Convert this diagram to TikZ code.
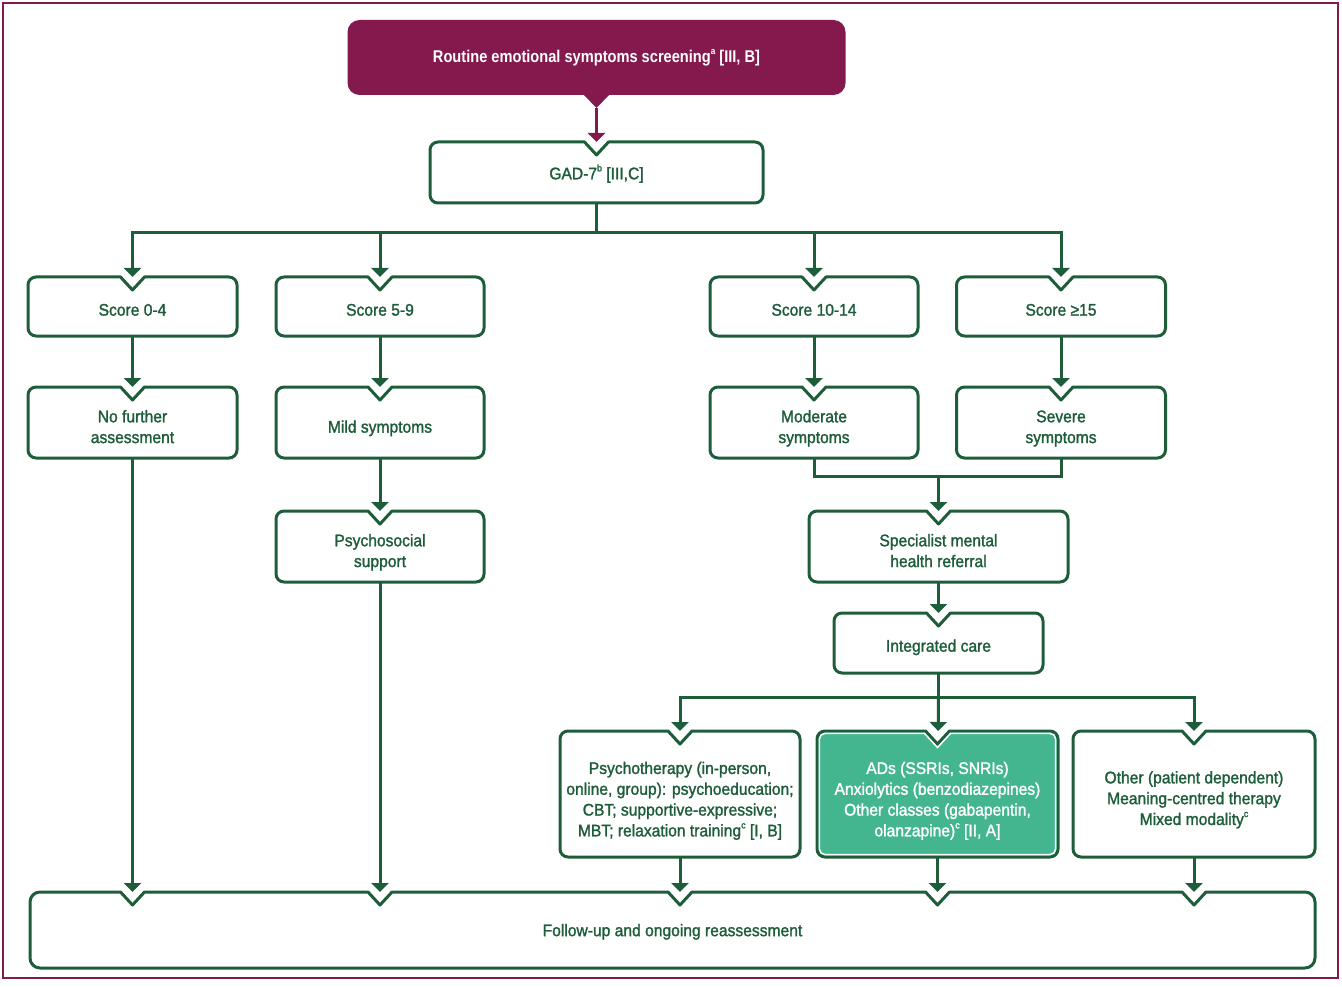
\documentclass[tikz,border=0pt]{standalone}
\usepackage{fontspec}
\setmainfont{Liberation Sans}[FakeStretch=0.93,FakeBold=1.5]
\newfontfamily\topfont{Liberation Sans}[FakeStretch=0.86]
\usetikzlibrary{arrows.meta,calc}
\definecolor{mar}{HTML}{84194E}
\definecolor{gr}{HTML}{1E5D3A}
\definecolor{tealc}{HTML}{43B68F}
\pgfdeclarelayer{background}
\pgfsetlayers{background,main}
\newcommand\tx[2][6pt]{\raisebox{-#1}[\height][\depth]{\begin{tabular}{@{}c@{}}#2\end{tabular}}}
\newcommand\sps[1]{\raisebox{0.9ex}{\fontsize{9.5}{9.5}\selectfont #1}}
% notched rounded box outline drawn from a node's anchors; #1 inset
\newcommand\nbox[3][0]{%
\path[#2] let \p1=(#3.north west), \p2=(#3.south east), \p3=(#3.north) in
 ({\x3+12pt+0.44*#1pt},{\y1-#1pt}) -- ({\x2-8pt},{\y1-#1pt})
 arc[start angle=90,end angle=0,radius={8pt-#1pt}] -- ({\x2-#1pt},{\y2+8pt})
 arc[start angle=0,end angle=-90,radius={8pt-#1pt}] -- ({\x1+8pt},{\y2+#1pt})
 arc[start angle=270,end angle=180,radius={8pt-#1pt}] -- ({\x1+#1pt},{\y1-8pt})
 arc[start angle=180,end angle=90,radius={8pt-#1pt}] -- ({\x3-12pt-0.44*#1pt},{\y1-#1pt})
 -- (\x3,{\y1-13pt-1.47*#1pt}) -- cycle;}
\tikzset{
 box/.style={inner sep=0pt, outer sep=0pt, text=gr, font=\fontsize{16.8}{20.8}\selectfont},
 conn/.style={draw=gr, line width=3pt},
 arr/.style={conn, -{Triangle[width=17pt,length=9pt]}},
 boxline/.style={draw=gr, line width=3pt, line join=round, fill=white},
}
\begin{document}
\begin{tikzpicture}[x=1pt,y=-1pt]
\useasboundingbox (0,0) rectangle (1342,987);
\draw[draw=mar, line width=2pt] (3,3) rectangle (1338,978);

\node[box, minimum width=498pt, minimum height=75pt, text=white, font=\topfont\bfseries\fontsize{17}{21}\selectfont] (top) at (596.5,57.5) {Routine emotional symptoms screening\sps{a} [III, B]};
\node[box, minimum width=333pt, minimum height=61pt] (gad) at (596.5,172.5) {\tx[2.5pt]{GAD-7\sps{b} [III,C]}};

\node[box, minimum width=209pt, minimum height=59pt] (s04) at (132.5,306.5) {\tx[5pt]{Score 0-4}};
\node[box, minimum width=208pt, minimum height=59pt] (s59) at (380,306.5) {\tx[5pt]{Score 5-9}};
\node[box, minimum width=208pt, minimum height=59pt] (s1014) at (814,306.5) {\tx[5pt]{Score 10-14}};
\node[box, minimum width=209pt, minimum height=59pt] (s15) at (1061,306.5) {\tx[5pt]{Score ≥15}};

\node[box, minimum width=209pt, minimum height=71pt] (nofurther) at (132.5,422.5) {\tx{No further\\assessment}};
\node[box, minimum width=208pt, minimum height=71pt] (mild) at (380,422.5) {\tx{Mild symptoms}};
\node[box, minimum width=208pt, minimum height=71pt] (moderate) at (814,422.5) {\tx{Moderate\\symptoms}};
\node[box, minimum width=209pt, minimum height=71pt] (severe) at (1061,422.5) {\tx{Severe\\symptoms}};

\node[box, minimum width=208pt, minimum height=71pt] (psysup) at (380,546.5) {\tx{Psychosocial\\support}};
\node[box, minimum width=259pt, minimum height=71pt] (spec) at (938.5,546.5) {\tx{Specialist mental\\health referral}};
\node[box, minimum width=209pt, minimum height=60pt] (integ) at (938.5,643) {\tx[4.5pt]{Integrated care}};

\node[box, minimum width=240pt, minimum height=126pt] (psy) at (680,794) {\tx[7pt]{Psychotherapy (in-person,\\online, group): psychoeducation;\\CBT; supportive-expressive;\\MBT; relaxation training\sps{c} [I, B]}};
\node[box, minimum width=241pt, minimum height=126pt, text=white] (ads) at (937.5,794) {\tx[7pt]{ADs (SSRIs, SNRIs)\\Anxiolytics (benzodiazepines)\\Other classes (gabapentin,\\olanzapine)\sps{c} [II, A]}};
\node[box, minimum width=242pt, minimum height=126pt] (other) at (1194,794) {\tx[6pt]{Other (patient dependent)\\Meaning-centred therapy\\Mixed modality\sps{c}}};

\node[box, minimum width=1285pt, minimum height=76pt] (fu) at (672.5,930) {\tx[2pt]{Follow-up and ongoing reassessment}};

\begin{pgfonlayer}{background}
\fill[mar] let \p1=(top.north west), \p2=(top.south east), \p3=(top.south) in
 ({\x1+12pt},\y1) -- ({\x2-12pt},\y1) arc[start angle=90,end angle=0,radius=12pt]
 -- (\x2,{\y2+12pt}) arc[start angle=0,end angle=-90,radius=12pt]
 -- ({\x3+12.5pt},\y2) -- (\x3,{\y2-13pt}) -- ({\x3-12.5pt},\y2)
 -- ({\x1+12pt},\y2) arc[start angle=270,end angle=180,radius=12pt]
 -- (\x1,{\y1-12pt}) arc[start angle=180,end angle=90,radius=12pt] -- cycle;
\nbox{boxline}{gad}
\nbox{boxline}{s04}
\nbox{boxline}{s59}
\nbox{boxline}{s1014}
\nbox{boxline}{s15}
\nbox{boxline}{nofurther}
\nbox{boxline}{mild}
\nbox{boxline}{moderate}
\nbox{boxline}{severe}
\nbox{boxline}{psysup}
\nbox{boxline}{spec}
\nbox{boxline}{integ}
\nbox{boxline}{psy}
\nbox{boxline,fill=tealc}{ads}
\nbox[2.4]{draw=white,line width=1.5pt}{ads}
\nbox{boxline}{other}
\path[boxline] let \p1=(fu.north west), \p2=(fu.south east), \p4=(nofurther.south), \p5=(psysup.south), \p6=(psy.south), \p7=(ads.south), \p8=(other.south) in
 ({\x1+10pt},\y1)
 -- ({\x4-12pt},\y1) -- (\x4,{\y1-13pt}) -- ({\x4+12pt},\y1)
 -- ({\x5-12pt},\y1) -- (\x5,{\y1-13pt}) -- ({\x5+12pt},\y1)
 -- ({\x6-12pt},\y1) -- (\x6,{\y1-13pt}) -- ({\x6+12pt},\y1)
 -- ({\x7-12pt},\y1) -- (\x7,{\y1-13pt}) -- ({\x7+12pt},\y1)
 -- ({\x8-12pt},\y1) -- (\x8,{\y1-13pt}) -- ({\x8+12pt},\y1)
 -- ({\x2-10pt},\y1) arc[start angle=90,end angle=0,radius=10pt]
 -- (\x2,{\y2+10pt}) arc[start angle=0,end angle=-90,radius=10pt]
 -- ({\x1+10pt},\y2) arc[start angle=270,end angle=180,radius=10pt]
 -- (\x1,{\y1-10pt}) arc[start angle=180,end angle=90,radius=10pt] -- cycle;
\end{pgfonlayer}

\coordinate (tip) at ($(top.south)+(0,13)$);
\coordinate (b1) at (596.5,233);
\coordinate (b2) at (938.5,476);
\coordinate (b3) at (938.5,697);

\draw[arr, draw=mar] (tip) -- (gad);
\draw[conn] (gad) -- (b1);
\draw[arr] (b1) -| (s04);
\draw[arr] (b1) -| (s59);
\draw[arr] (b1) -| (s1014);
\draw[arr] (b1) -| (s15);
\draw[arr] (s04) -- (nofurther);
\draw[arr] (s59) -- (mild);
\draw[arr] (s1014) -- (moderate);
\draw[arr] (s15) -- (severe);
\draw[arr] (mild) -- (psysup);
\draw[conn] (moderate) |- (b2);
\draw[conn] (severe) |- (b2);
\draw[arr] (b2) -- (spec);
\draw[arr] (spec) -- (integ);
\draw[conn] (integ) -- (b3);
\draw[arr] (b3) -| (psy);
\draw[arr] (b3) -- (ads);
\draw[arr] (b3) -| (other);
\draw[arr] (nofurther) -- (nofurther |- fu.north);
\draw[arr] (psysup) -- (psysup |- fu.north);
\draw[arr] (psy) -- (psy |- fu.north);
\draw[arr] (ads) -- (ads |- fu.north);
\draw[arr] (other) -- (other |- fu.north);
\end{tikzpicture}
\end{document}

* [What to do]: Write out each line of the listing above, exactly, from its first line to the line holding "minimum width=333pt, minimum", inclusive. Skip the pictures.

* [Exercise result]:
Convert this diagram to TikZ code.
\documentclass[tikz,border=0pt]{standalone}
\usepackage{fontspec}
\setmainfont{Liberation Sans}[FakeStretch=0.93,FakeBold=1.5]
\newfontfamily\topfont{Liberation Sans}[FakeStretch=0.86]
\usetikzlibrary{arrows.meta,calc}
\definecolor{mar}{HTML}{84194E}
\definecolor{gr}{HTML}{1E5D3A}
\definecolor{tealc}{HTML}{43B68F}
\pgfdeclarelayer{background}
\pgfsetlayers{background,main}
\newcommand\tx[2][6pt]{\raisebox{-#1}[\height][\depth]{\begin{tabular}{@{}c@{}}#2\end{tabular}}}
\newcommand\sps[1]{\raisebox{0.9ex}{\fontsize{9.5}{9.5}\selectfont #1}}
% notched rounded box outline drawn from a node's anchors; #1 inset
\newcommand\nbox[3][0]{%
\path[#2] let \p1=(#3.north west), \p2=(#3.south east), \p3=(#3.north) in
 ({\x3+12pt+0.44*#1pt},{\y1-#1pt}) -- ({\x2-8pt},{\y1-#1pt})
 arc[start angle=90,end angle=0,radius={8pt-#1pt}] -- ({\x2-#1pt},{\y2+8pt})
 arc[start angle=0,end angle=-90,radius={8pt-#1pt}] -- ({\x1+8pt},{\y2+#1pt})
 arc[start angle=270,end angle=180,radius={8pt-#1pt}] -- ({\x1+#1pt},{\y1-8pt})
 arc[start angle=180,end angle=90,radius={8pt-#1pt}] -- ({\x3-12pt-0.44*#1pt},{\y1-#1pt})
 -- (\x3,{\y1-13pt-1.47*#1pt}) -- cycle;}
\tikzset{
 box/.style={inner sep=0pt, outer sep=0pt, text=gr, font=\fontsize{16.8}{20.8}\selectfont},
 conn/.style={draw=gr, line width=3pt},
 arr/.style={conn, -{Triangle[width=17pt,length=9pt]}},
 boxline/.style={draw=gr, line width=3pt, line join=round, fill=white},
}
\begin{document}
\begin{tikzpicture}[x=1pt,y=-1pt]
\useasboundingbox (0,0) rectangle (1342,987);
\draw[draw=mar, line width=2pt] (3,3) rectangle (1338,978);

\node[box, minimum width=498pt, minimum height=75pt, text=white, font=\topfont\bfseries\fontsize{17}{21}\selectfont] (top) at (596.5,57.5) {Routine emotional symptoms screening\sps{a} [III, B]};
\node[box, minimum width=333pt, minimum height=61pt] (gad) at (596.5,172.5) {\tx[2.5pt]{GAD-7\sps{b} [III,C]}};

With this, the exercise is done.